[Start of Data extract]

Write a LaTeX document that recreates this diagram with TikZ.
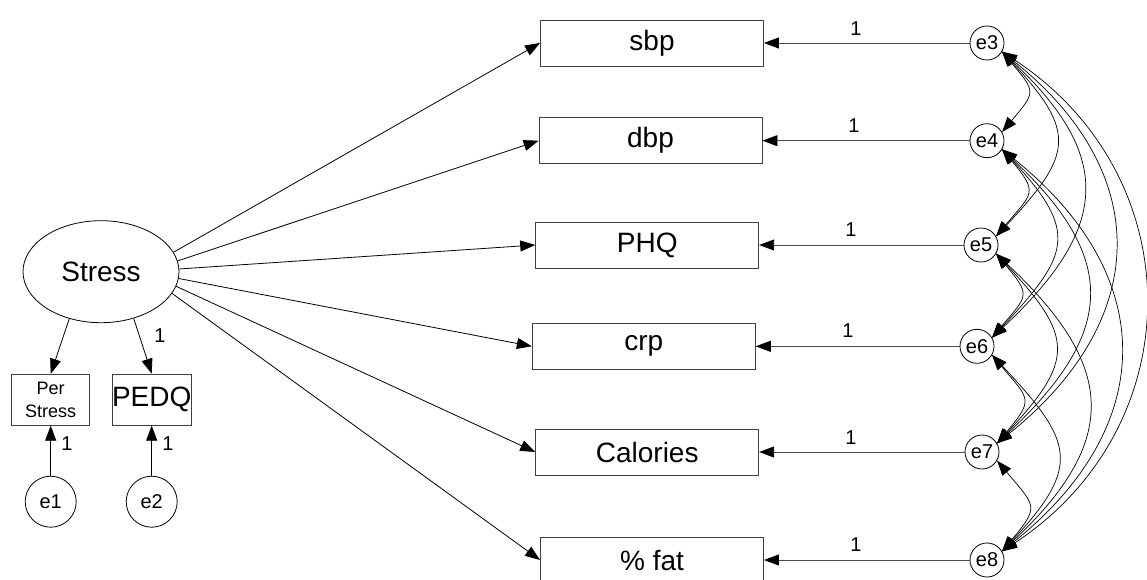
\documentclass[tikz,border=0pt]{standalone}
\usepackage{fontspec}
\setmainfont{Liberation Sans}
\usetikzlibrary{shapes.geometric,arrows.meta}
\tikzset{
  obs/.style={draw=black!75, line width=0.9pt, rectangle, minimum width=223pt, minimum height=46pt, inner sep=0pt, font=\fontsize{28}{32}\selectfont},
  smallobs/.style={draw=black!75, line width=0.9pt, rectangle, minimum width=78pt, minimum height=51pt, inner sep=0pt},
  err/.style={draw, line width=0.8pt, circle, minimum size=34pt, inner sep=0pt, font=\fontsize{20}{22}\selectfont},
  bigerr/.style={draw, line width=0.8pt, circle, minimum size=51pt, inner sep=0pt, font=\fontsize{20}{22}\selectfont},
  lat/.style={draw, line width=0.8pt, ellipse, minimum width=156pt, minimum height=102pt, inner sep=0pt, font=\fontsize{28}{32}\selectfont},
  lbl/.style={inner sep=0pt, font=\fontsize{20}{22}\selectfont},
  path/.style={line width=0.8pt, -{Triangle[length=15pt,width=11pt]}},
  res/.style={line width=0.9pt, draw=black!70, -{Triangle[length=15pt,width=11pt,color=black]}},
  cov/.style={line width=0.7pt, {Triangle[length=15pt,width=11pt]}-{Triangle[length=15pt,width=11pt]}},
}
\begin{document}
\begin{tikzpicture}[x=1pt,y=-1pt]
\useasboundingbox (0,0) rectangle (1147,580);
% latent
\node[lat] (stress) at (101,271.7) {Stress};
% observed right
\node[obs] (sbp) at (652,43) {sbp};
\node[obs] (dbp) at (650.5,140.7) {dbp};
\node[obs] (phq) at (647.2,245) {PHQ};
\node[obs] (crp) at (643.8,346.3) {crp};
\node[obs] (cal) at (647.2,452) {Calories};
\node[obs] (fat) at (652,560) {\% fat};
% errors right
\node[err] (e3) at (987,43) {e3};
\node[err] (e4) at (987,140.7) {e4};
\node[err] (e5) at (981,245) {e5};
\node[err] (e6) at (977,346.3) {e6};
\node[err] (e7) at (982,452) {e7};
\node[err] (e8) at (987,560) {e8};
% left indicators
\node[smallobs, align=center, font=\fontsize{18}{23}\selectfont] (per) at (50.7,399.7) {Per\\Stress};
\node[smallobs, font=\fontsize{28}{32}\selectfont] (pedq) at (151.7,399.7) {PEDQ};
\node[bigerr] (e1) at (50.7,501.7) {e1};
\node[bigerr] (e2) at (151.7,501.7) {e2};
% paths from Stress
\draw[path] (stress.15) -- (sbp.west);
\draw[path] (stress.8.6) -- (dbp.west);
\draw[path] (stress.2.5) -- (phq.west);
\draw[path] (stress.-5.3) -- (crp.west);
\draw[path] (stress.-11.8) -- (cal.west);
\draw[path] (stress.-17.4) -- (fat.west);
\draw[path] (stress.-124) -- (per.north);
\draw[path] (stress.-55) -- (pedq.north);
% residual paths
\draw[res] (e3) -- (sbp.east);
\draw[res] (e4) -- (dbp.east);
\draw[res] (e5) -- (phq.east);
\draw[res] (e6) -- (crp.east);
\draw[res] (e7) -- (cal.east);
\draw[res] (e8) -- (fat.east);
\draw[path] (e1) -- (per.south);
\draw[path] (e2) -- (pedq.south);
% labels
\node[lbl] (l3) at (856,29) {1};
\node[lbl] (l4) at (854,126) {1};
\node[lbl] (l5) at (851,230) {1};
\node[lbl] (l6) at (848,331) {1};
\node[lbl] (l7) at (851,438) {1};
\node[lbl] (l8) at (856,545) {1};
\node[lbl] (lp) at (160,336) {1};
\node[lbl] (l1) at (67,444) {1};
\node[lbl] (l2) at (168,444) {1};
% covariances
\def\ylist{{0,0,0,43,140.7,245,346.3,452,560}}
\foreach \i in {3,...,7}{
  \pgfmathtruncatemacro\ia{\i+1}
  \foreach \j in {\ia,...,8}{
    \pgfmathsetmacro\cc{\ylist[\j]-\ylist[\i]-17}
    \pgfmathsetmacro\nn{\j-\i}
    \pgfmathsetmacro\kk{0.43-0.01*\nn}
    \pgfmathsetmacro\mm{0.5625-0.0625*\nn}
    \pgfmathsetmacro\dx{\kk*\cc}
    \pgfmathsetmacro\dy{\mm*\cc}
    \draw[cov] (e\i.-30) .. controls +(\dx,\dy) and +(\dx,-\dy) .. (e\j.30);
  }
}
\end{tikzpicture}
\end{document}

[End of Data extract]

[What you need to do] Leave the pictures out, and print every line of the listing exactly as written.

[Worked solution]
Write a LaTeX document that recreates this diagram with TikZ.
\documentclass[tikz,border=0pt]{standalone}
\usepackage{fontspec}
\setmainfont{Liberation Sans}
\usetikzlibrary{shapes.geometric,arrows.meta}
\tikzset{
  obs/.style={draw=black!75, line width=0.9pt, rectangle, minimum width=223pt, minimum height=46pt, inner sep=0pt, font=\fontsize{28}{32}\selectfont},
  smallobs/.style={draw=black!75, line width=0.9pt, rectangle, minimum width=78pt, minimum height=51pt, inner sep=0pt},
  err/.style={draw, line width=0.8pt, circle, minimum size=34pt, inner sep=0pt, font=\fontsize{20}{22}\selectfont},
  bigerr/.style={draw, line width=0.8pt, circle, minimum size=51pt, inner sep=0pt, font=\fontsize{20}{22}\selectfont},
  lat/.style={draw, line width=0.8pt, ellipse, minimum width=156pt, minimum height=102pt, inner sep=0pt, font=\fontsize{28}{32}\selectfont},
  lbl/.style={inner sep=0pt, font=\fontsize{20}{22}\selectfont},
  path/.style={line width=0.8pt, -{Triangle[length=15pt,width=11pt]}},
  res/.style={line width=0.9pt, draw=black!70, -{Triangle[length=15pt,width=11pt,color=black]}},
  cov/.style={line width=0.7pt, {Triangle[length=15pt,width=11pt]}-{Triangle[length=15pt,width=11pt]}},
}
\begin{document}
\begin{tikzpicture}[x=1pt,y=-1pt]
\useasboundingbox (0,0) rectangle (1147,580);
% latent
\node[lat] (stress) at (101,271.7) {Stress};
% observed right
\node[obs] (sbp) at (652,43) {sbp};
\node[obs] (dbp) at (650.5,140.7) {dbp};
\node[obs] (phq) at (647.2,245) {PHQ};
\node[obs] (crp) at (643.8,346.3) {crp};
\node[obs] (cal) at (647.2,452) {Calories};
\node[obs] (fat) at (652,560) {\% fat};
% errors right
\node[err] (e3) at (987,43) {e3};
\node[err] (e4) at (987,140.7) {e4};
\node[err] (e5) at (981,245) {e5};
\node[err] (e6) at (977,346.3) {e6};
\node[err] (e7) at (982,452) {e7};
\node[err] (e8) at (987,560) {e8};
% left indicators
\node[smallobs, align=center, font=\fontsize{18}{23}\selectfont] (per) at (50.7,399.7) {Per\\Stress};
\node[smallobs, font=\fontsize{28}{32}\selectfont] (pedq) at (151.7,399.7) {PEDQ};
\node[bigerr] (e1) at (50.7,501.7) {e1};
\node[bigerr] (e2) at (151.7,501.7) {e2};
% paths from Stress
\draw[path] (stress.15) -- (sbp.west);
\draw[path] (stress.8.6) -- (dbp.west);
\draw[path] (stress.2.5) -- (phq.west);
\draw[path] (stress.-5.3) -- (crp.west);
\draw[path] (stress.-11.8) -- (cal.west);
\draw[path] (stress.-17.4) -- (fat.west);
\draw[path] (stress.-124) -- (per.north);
\draw[path] (stress.-55) -- (pedq.north);
% residual paths
\draw[res] (e3) -- (sbp.east);
\draw[res] (e4) -- (dbp.east);
\draw[res] (e5) -- (phq.east);
\draw[res] (e6) -- (crp.east);
\draw[res] (e7) -- (cal.east);
\draw[res] (e8) -- (fat.east);
\draw[path] (e1) -- (per.south);
\draw[path] (e2) -- (pedq.south);
% labels
\node[lbl] (l3) at (856,29) {1};
\node[lbl] (l4) at (854,126) {1};
\node[lbl] (l5) at (851,230) {1};
\node[lbl] (l6) at (848,331) {1};
\node[lbl] (l7) at (851,438) {1};
\node[lbl] (l8) at (856,545) {1};
\node[lbl] (lp) at (160,336) {1};
\node[lbl] (l1) at (67,444) {1};
\node[lbl] (l2) at (168,444) {1};
% covariances
\def\ylist{{0,0,0,43,140.7,245,346.3,452,560}}
\foreach \i in {3,...,7}{
  \pgfmathtruncatemacro\ia{\i+1}
  \foreach \j in {\ia,...,8}{
    \pgfmathsetmacro\cc{\ylist[\j]-\ylist[\i]-17}
    \pgfmathsetmacro\nn{\j-\i}
    \pgfmathsetmacro\kk{0.43-0.01*\nn}
    \pgfmathsetmacro\mm{0.5625-0.0625*\nn}
    \pgfmathsetmacro\dx{\kk*\cc}
    \pgfmathsetmacro\dy{\mm*\cc}
    \draw[cov] (e\i.-30) .. controls +(\dx,\dy) and +(\dx,-\dy) .. (e\j.30);
  }
}
\end{tikzpicture}
\end{document}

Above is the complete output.